NPO法人「子どもグリーフサポートステーション」代表の西田正弘さんは仙台を拠点にした活動を報告。東日本大震災で親を亡くした子どもは約1800人いるが、祖父母やきょうだいを亡くした子どもたちはもっと多く、思った以上に大きなダメージを受けているにもかかわらず、見落とされ、サポートを受けていないことを指摘しました。西田さんはさらに、「混乱のさなかにいる子どもには、本人の声に耳をすましてくれる、誠実な大人が必要だ。サポートの取り組みを、仙台だけでなく、全国に広げていきたい」と語りました。

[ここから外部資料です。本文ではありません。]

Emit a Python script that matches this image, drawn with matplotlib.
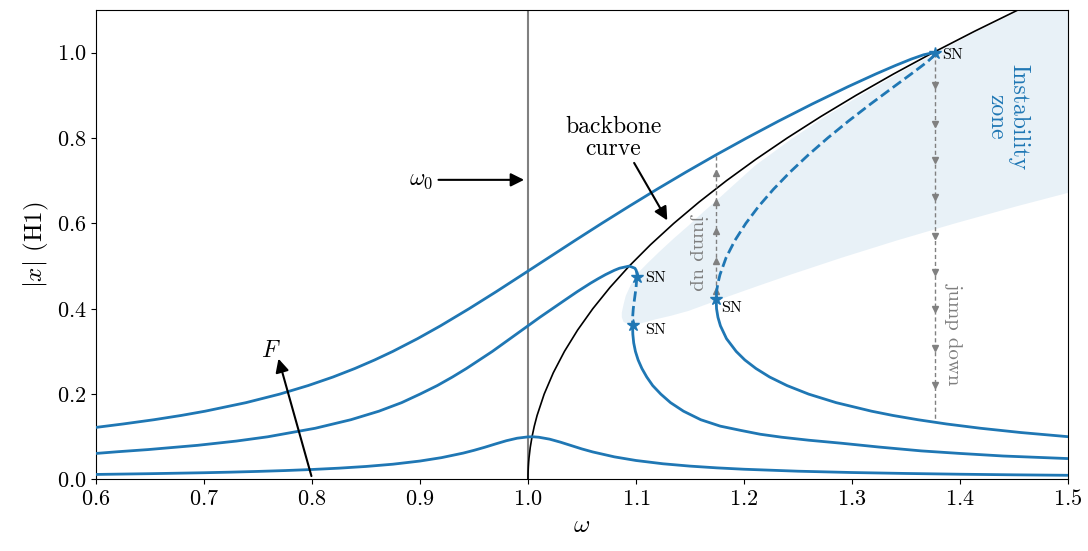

講演会の最後は「これからの日本のグリーフケア」をテーマにしたトークセッション。ホワイトさん、落合さん、西田さんの3人が、自らの喪失体験やグリーフとの向き合い方や社会のあり方も含めて語り合い、「人は、いろんな人とのつながりの中で悲しみ、痛みに振り回されない『体力』をつけていける」(西田さん)など、人のつながりの大切さ、子どもたち一人ひとりに丁寧に向き合っていく大切さを確認しました。
子どもに寄り添うファシリテーターについて、「話をちゃんと聴いてくれる人がいると、話せるようになる」「ファシリテーターは子どもたちからもらうものの方が多い」「ファシリテーター自身も自分のグリーフを見つめ、自身を大事にする必要がある」などの発言もありました。
29日の大阪での講演会は、ホワイトさん、落合さんの講演、ホワイトさん、落合さん、西田さんによるトークセッション、西田さんの実践報告のほか、大阪のぐりーふサポートハウス副理事長の佐藤まどかさんによる実践報告がありました。
佐藤さんは臨床発達心理士で、カウンセリングスペース「リヴ」代表を務めており、リヴとぐりーふサポートハウスで、子どもの育ちを支えるために家族を支えている活動などを紹介。「スタッフ自身が子どもたちやその家族に力をもらえる幸せを実感している」と語りました。